Он уехал, и я опять остался без русского собеседника – один на один с моими невеселыми мыслями и пошлыми газетными статейками. Я устал от грязи, заполнявшей газетные строки, мне опротивело читать «новости» о себе, в которых все было неточно, размыто и гаденько. Из газет я узнал, что владею огромной недвижимостью в Италии, Франции и Германии, хотя единственная моя собственность в Европе – это квартира в районе Паси. Журналисты упорно повторяли, что меня арестовали на моей вилле в Форте деи Марми, хотя эта вилла никогда не принадлежала мне. Кстати, в то время в Форте деи Марми почти не было русских. Хозяева виллы предложили мне ее за миллион евро, но я не купил. Зато мой арест послужил рекламой для Форте деи Марми: уже на следующий год на этот курорт началось настоящее паломничество русских. Ну как же – там жил сам Тохтахунов! Тот самый Алимжан Тохтахунов, который «купил всех олимпийских судей»! А если Тохтахунов нашел для себя где-то дом, значит, там очень хорошо! В результате в Форте деи Марми сейчас скуплено русскими больше половины домов, а вилла, которую я снимал, была продана за три миллиона евро...
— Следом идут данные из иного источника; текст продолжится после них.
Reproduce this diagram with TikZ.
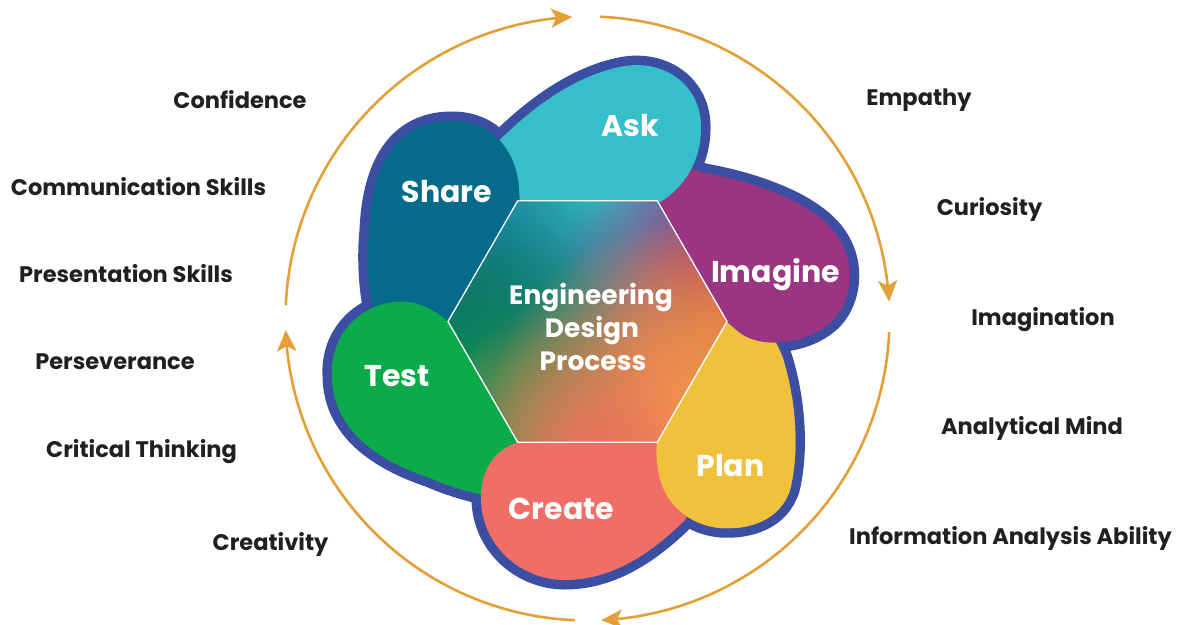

После томительного ожидания я услышал от адвоката, что заседание суда, которому предстояло решить мою участь, состоится в ноябре. Мы встречались с Лукой Сальдарелли, моим итальянским адвокатом, почти ежедневно и подробно обсуждали все вопросы, которые могли подниматься в суде, и все подвохи, которых можно ожидать от прокурора.

– Алимжан, – сказал мне Сальдарелли, – если бы за всем этим абсурдом не стояли американцы, то решение о вашем освобождении было бы принято уже давно. Собственно, и задержания никакого не было бы. Но Америка – монстр, против которого трудно бороться. Вы должны понимать, что результат судебного заседания может быть самым неожиданным. Газеты муссируют не тему этого заседания, а тему вашего будущего тюремного заключения в США. Создан информационный фон, который предполагает, что решение о вашей экстрадиции в США уже принято. Это не может не влиять на процесс.